I am lucky to work in different classroom settings throughout the day, which allows me to utilize the different "dance" moves. Referring to Julie's comment, I too, can gather my students attention with a simple hand tap to the table or book. However, there are always many groups and activities occurring simultaneously in our room, so I'm frequently using the swivel technique to make sure all students are on task. I also tend to the utilize the QB technique when supporting students in the general education classroom. I'll be sure to try out the other techniques and see which ones seem most natural and effective.

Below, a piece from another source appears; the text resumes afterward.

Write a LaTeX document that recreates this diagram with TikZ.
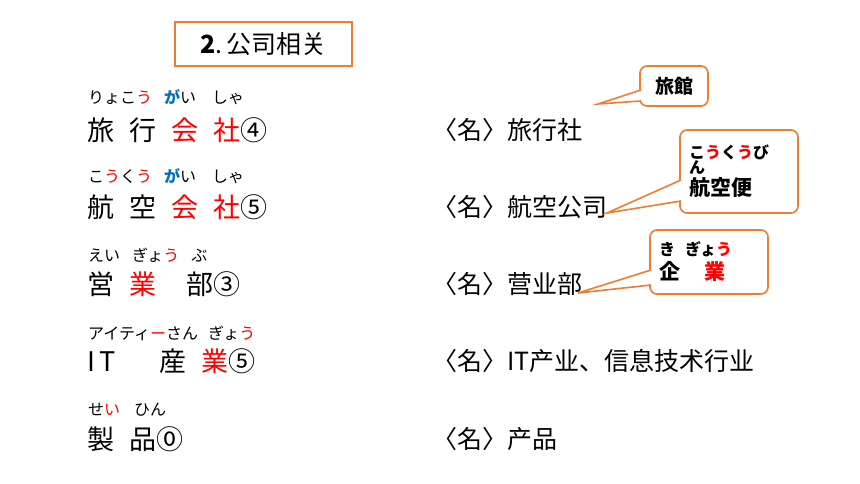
\documentclass[tikz,border=0pt]{standalone}
\usepackage{fontspec}
\setmainfont{Noto Sans CJK JP}
\usetikzlibrary{positioning}
\definecolor{callorange}{RGB}{237,125,49}
\definecolor{gablue}{RGB}{0,112,192}
\tikzset{
  word/.style={inner sep=0pt, anchor=west, font=\fontsize{27}{29}\selectfont},
  ruby/.style={inner sep=0pt, anchor=west, font=\fontsize{16}{18}\selectfont},
  meaning/.style={inner sep=0pt, anchor=west, font=\fontsize{25}{27}\selectfont},
  callbox/.style={draw=callorange, line width=1.6pt, rounded corners=7pt, fill=white, align=left, inner sep=0pt},
  callline/.style={draw=callorange, line width=1.6pt, line join=miter}
}
\newcommand{\rd}[1]{\textcolor{red}{#1}}
\begin{document}
\begin{tikzpicture}[x=1pt,y=-1pt]
  \useasboundingbox (0,0) rectangle (860,484);
  % title
  \node [draw=callorange, line width=1.2pt, minimum width=177pt, minimum height=44pt, inner sep=0pt,
         font=\fontsize{25}{27}\selectfont](title) at (263.5,44){\textbf{2}.\,公司相关};

  % row 1
  \node [ruby](r1) at (88,97){りょこ\rd{う}\hspace{12pt}\textcolor{gablue}{\textbf{が}}い\hspace{16pt}しゃ};
  \node [word](w1) at (87,130){旅\hspace{15pt}行\hspace{15pt}\rd{会}\hspace{15pt}\rd{社}④};
  \node [meaning](m1) at (432,130){〈名〉旅行社};
  % row 2
  \node [ruby](r2) at (88,176){こ\rd{う}く\rd{う}\hspace{12pt}\textcolor{gablue}{\textbf{が}}い\hspace{16pt}しゃ};
  \node [word](w2) at (87,207){航\hspace{15pt}空\hspace{15pt}\rd{会}\hspace{15pt}\rd{社}⑤};
  \node [meaning](m2) at (432,207){〈名〉航空公司};
  % row 3
  \node [ruby](r3) at (88,255){えい\hspace{12pt}ぎょ\rd{う}\hspace{12pt}ぶ};
  \node [word](w3) at (87,284){営\hspace{15pt}\rd{業}\hspace{30pt}部③};
  \node [meaning](m3) at (432,284){〈名〉营业部};
  % row 4
  \node [ruby](r4) at (88,333){アイティ\rd{ー}さん\hspace{10pt}ぎょ\rd{う}};
  \node [word](w4) at (87,361){I\,T\hspace{44pt}産\hspace{15pt}\rd{業}⑤};
  \node [meaning](m4) at (432,361){〈名〉IT产业、信息技术行业};
  % row 5
  \node [ruby](r5) at (88,410){せ\rd{い}\hspace{14pt}ひん};
  \node [word](w5) at (87,439){製\hspace{15pt}品⓪};
  \node [meaning](m5) at (432,439){〈名〉产品};

  % callouts
  \node [callbox, minimum width=68pt, minimum height=40pt, font=\fontsize{19}{21}\selectfont\bfseries](c1) at (674,86){旅館};
  \coordinate (t1) at (598,104);
  \fill [white] (642,89) -- (t1) -- (642,101) -- cycle;
  \draw [callline] (641,90) -- (t1) -- (641,101);

  \node [callbox, minimum width=118pt, minimum height=83pt, text width=100pt,
         font=\fontsize{16}{17}\selectfont\bfseries](c2) at (739,171.5)
     {こ\rd{う}く\rd{う}び\\[-2pt]ん\\[2pt]{\fontsize{21}{23}\selectfont 航空便}};
  \coordinate (t2) at (607,213);
  \fill [white] (682,179) -- (t2) -- (682,201) -- cycle;
  \draw [callline] (681,180) -- (t2) -- (681,201);

  \node [callbox, minimum width=118pt, minimum height=64pt, text width=100pt,
         font=\fontsize{16}{24}\selectfont\bfseries](c3) at (709,262)
     {き\hspace{10pt}ぎょ\rd{う}\\{\fontsize{21}{23}\selectfont 企\hspace{24pt}\rd{業}}};
  \coordinate (t3) at (578,293);
  \fill [white] (652,269) -- (t3) -- (652,285) -- cycle;
  \draw [callline] (651,270) -- (t3) -- (651,285);
\end{tikzpicture}
\end{document}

I think I use both "The Sprinkler" and "The QB" most often in my classroom. Whether I am at the back table with a small group or walking around the classroom, monitoring independent work, I am always scanning the room. In doing so, I feel my students know I am always watching and my behavior expectations are consistent. I am trying a few others, but modified versions so that they are more fluid and natural. My goal always is to make sure every student knows they are equally accountable for being engaged and respectful of the learning environment. Some students only need a glance to get they back on track, but others need a hand on their shoulder or a whispered personal reminder.
As both Julie and Jess stated this is very different for me when I am teaching in small groups all day long. Gaining their attention is simple and I can easily monitor their behavior. I do have to use the tiptoe dance move to monitor other student in the room who are working independently or at other tables.
I think the quarterback dance move would be something I could use when teaching, either in my small groups or when I am supporting in the general education classroom.
I definitely use The QB on a daily basis. Like Emily, I often give the two fingers to my eyes gesture to remind students I have eyes and ears all over the room even though I may be in a small group or working with an individual student. I also communicate with The Invisible Column.
I tried The Tiptoes though I think at this point the “moves” that I already have established work just fine and are most natural for me.